Seasonality can often be removed or smoothed using a centered moving average, such as a 5-period moving average (5-PMA).
Seasonal Index:
A measure of how a particular season (e.g., month, quarter) compares to the average season. It helps quantify the seasonal effect.
Seasonal Index = (Seasonal Averaged Ratio * Number of Seasons) / Sum of Average Ratios
- An index of 100% indicates an average seasonal effect.
- An index above 100% indicates a positive seasonal effect (above average).
- An index below 100% indicates a negative seasonal effect (below average).
Seasonally Adjusted Time Series:
A time series from which the seasonal component has been removed, allowing for better analysis of trend and cyclical components.
Seasonally Adjusted Time Series = Actual Time Series / Seasonal Index
Index Numbers and Economic Indicators
Consumer Price Index (CPI):
Measures the changes in the total price of a basket of goods and services typically purchased by consumers. It is calculated primarily using a variation of the Laspeyres method. Price changes for various expenditure classes are combined with their corresponding weights (based on consumption patterns).
- Laspeyres Price Index (LPI):
- Advantage (+): Requires consumption data only for the base period, which is often readily available.

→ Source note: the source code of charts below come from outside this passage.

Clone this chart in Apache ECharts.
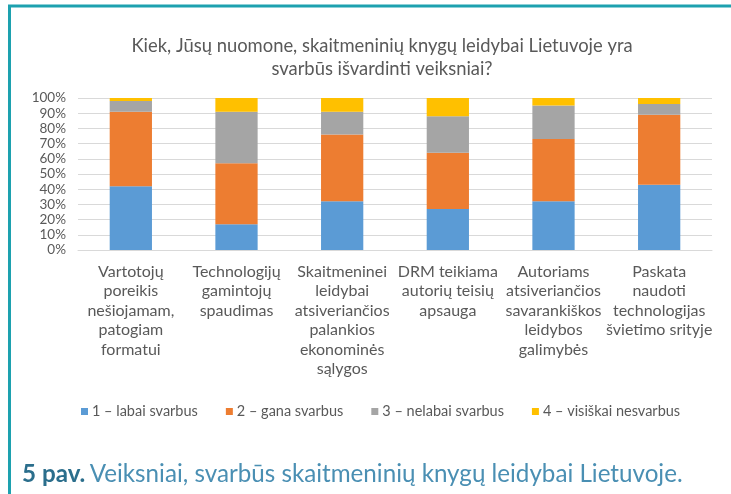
<!DOCTYPE html>
<html>
<head>
<meta charset="utf-8">
<script src="https://cdn.jsdelivr.net/npm/echarts@6/dist/echarts.min.js"></script>
<style>
html,body{margin:0;padding:0;background:#fff;}
#chart{width:731px;height:494px;}
</style>
</head>
<body>
<div id="chart"></div>
<script>
const categories = [
  "Vartotojų\nporeikis\nnešiojamam,\npatogiam\nformatui",
  "Technologijų\ngamintojų\nspaudimas",
  "Skaitmeninei\nleidybai\natsiveriančios\npalankios\nekonominės\nsąlygos",
  "DRM teikiama\nautorių teisių\napsauga",
  "Autoriams\natsiveriančios\nsavarankiškos\nleidybos\ngalimybės",
  "Paskata\nnaudoti\ntechnologijas\nšvietimo srityje"
];
const seriesNames = ["1 – labai svarbus", "2 – gana svarbus", "3 – nelabai svarbus", "4 – visiškai nesvarbus"];
const labai = [42, 17, 32, 27, 32, 43];
const gana = [49, 40, 44, 37, 41, 46];
const nelabai = [7, 34, 15, 24, 22, 7];
const visiskai = [2, 9, 9, 12, 5, 4];
const colors = ["#5B9BD5", "#ED7D31", "#A5A5A5", "#FFC000"];
const titleText = "Kiek, Jūsų nuomone, skaitmeninių knygų leidybai Lietuvoje yra\nsvarbūs išvardinti veiksniai?";
const captionNum = "5 pav.";
const captionText = "Veiksniai, svarbūs skaitmeninių knygų leidybai Lietuvoje.";

const FONT = "Lato, 'Open Sans', sans-serif";
const chart = echarts.init(document.getElementById('chart'), null, {renderer: 'canvas'});
const values = [labai, gana, nelabai, visiskai];
chart.setOption({
  animation: false,
  backgroundColor: '#fff',
  color: colors,
  textStyle: {fontFamily: FONT},
  title: [{
    text: titleText,
    left: 377, top: 30, textAlign: 'center',
    textStyle: {fontFamily: FONT, fontSize: 18.4, fontWeight: 'normal', color: '#595959', lineHeight: 23}
  }, {
    text: '{a|' + captionNum + '} {b|' + captionText + '}',
    left: 17, top: 457,
    textStyle: {
      rich: {
        a: {fontFamily: FONT, fontSize: 24.2, fontWeight: 'bold', color: '#2B6E8C'},
        b: {fontFamily: FONT, fontSize: 24.2, fontWeight: 'normal', color: '#4A8FB3'}
      }
    }
  }],
  legend: {
    left: 76, top: 399,
    itemWidth: 7, itemHeight: 7, itemGap: 28,
    icon: 'rect',
    textStyle: {fontFamily: FONT, fontSize: 14.5, color: '#595959', padding: [0,0,0,-1]},
    data: seriesNames
  },
  grid: {left: 78, right: 19, top: 98, bottom: 244, containLabel: false},
  xAxis: {
    type: 'category', data: categories,
    axisLine: {show: true, lineStyle: {color: '#D9D9D9'}},
    axisTick: {show: false},
    axisLabel: {interval: 0, margin: 12, fontFamily: FONT, fontSize: 16, color: '#595959', lineHeight: 19.5}
  },
  yAxis: {
    type: 'value', min: 0, max: 100, interval: 10,
    axisLine: {show: false}, axisTick: {show: false},
    axisLabel: {formatter: '{value}%', margin: 12, fontFamily: FONT, fontSize: 13.5, color: '#595959'},
    splitLine: {lineStyle: {color: '#D9D9D9'}}
  },
  series: seriesNames.map((n, i) => ({
    name: n, type: 'bar', stack: 'total', barWidth: '40%',
    data: values[i],
    itemStyle: {color: colors[i]}
  })),
  graphic: [
    {type: 'line', shape: {x1: 8, y1: 6, x2: 731, y2: 6}, style: {stroke: '#1DA1AF', lineWidth: 3}},
    {type: 'line', shape: {x1: 9.5, y1: 5, x2: 9.5, y2: 494}, style: {stroke: '#1DA1AF', lineWidth: 3}}
  ]
});
</script>
</body>
</html>
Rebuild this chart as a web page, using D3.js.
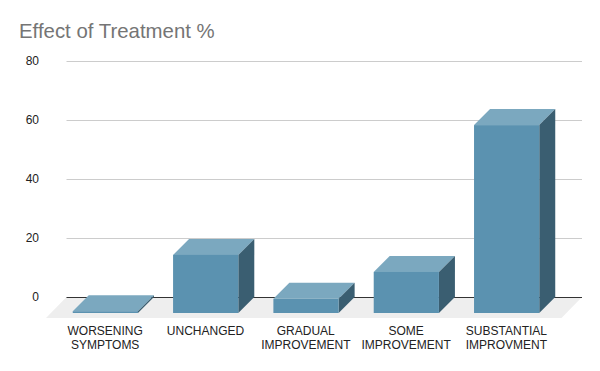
<!DOCTYPE html>
<html>
<head>
<meta charset="utf-8">
<script src="https://cdn.jsdelivr.net/npm/d3@7"></script>
<style>
html,body{margin:0;padding:0;background:#fff}
svg{display:block}
text{font-family:"Liberation Sans",Arial,sans-serif}
</style>
</head>
<body>
<svg id="chart" width="600" height="371"></svg>
<script>
const title = 'Effect of Treatment %'
const categories = ['WORSENING SYMPTOMS','UNCHANGED','GRADUAL IMPROVEMENT','SOME IMPROVEMENT','SUBSTANTIAL IMPROVMENT']
const labelLines = [['WORSENING','SYMPTOMS'],['UNCHANGED'],['GRADUAL','IMPROVEMENT'],['SOME','IMPROVEMENT'],['SUBSTANTIAL','IMPROVMENT']]
const values = [0.6,19.7,4.8,13.9,63.7]
const yTicks = [0,20,40,60,80]

const depth = 16, floor_dx = 20.5, floor_dy = 21
const svg = d3.select('#chart')

var yScale = d3.scaleLinear().domain([0,80]).range([297,61])
var xScale = d3.scaleBand().domain(categories).range([55.7,556.3]).paddingInner(0.35).paddingOuter(0.17)
const grid_left = 66.5, grid_right = 582

svg.append('text')
	.attr('x',19).attr('y',38)
	.attr('font-size',20.4)
	.attr('fill','#757575')
	.text(title)

// gridlines + tick labels
var axis = d3.axisLeft(yScale).tickValues(yTicks).tickSize(-(grid_right-grid_left)).tickPadding(27.5)
var axisG = svg.append('g').attr('transform',`translate(${grid_left},0)`).call(axis)
axisG.select('.domain').remove()
axisG.selectAll('line').attr('stroke','#cccccc')
axisG.selectAll('text').attr('font-size',12).attr('fill','#222').attr('font-family','"Liberation Sans"')

// floor
var y0 = yScale(0)
svg.append('polygon')
	.attr('points',[[grid_left,y0],[grid_right,y0],[grid_right-floor_dx,y0+floor_dy],[grid_left-floor_dx,y0+floor_dy]].join(' '))
	.attr('fill','#eeeeee')
svg.append('line')
	.attr('x1',grid_left).attr('x2',grid_right).attr('y1',y0+0.5).attr('y2',y0+0.5)
	.attr('stroke','#333333')

// bars
var bars = svg.selectAll('.bar').data(values).join('g').attr('class','bar')
	.attr('transform',(d,i)=>`translate(${xScale(categories[i])},${depth})`)
var w = xScale.bandwidth()
bars.append('polygon').attr('fill','#7ba8bf')
	.attr('points',d=>[[0,yScale(d)],[depth,yScale(d)-depth],[w+depth,yScale(d)-depth],[w,yScale(d)]].join(' '))
bars.append('polygon').attr('fill','#3a5e71')
	.attr('points',d=>[[w,yScale(d)],[w+depth,yScale(d)-depth],[w+depth,y0-depth],[w,y0]].join(' '))
bars.append('rect').attr('fill','#5b92b0')
	.attr('x',0).attr('width',w)
	.attr('y',d=>yScale(d)).attr('height',d=>y0-yScale(d))

// category labels
svg.selectAll('.cat').data(labelLines).join('text').attr('class','cat')
	.attr('text-anchor','middle')
	.attr('font-size',12)
	.attr('fill','#222')
	.each(function(lines,i){
		d3.select(this).selectAll('tspan').data(lines).join('tspan')
			.attr('x',xScale(categories[i])+w/2-0.2)
			.attr('y',(l,j)=>335+j*14)
			.text(l=>l)
	})
</script>
</body>
</html>
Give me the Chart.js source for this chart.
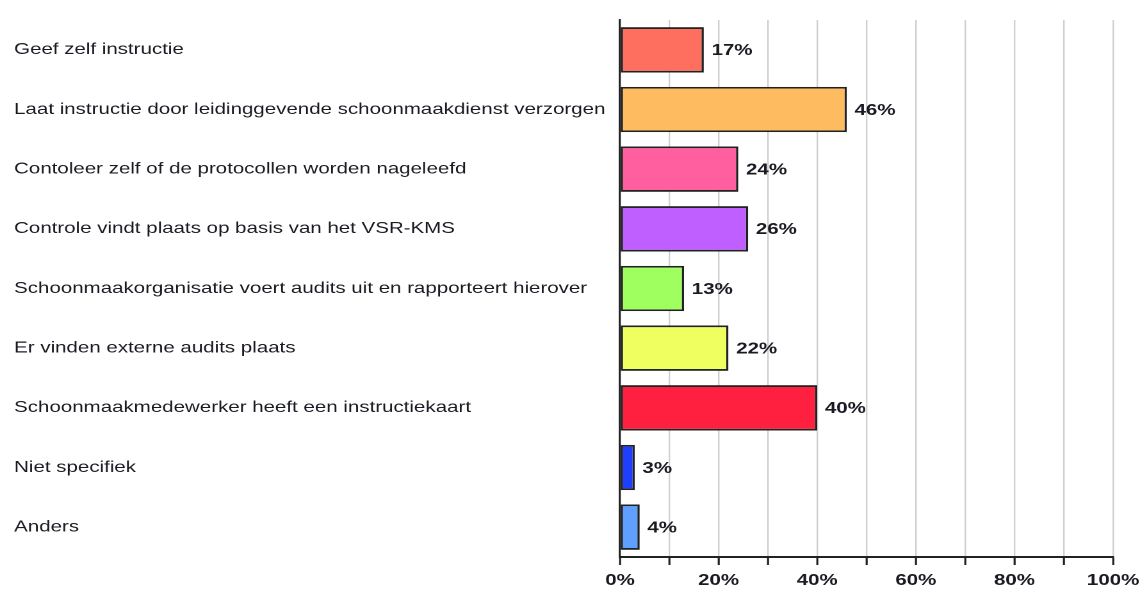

- Paasche Price Index (PPI):
- Disadvantage (-): Requires consumption data for the current period, which is often difficult to obtain and not frequently used for official indices like CPI.
Simple Price Index:
Compares the price of a single item in the current period (P₁) to its price in a base period (P₀):
Simple Price Index = (P₁ / P₀) * 100
Real Income:
Measures the purchasing power of nominal income, adjusted for inflation:
Real Income = (Nominal Income / Current CPI) * Base CPI
Real GDP:
Measures the value of goods and services produced in an economy, adjusted for price changes (inflation or deflation):
Real GDP = (Nominal GDP / Current CPI) * 100
Purchasing Power:
Indicates the value of money in terms of what it can buy:
Purchasing Power = (Current Value / Current CPI) * 100
Key Concepts:
- Indexing: Expressing a value in one period as a percentage of a value in a base period. This can be done on any type of time series.
- Deflating: Removing the price-change effect from a monetary time series to express values in constant prices. This can only be done on a monetary time series.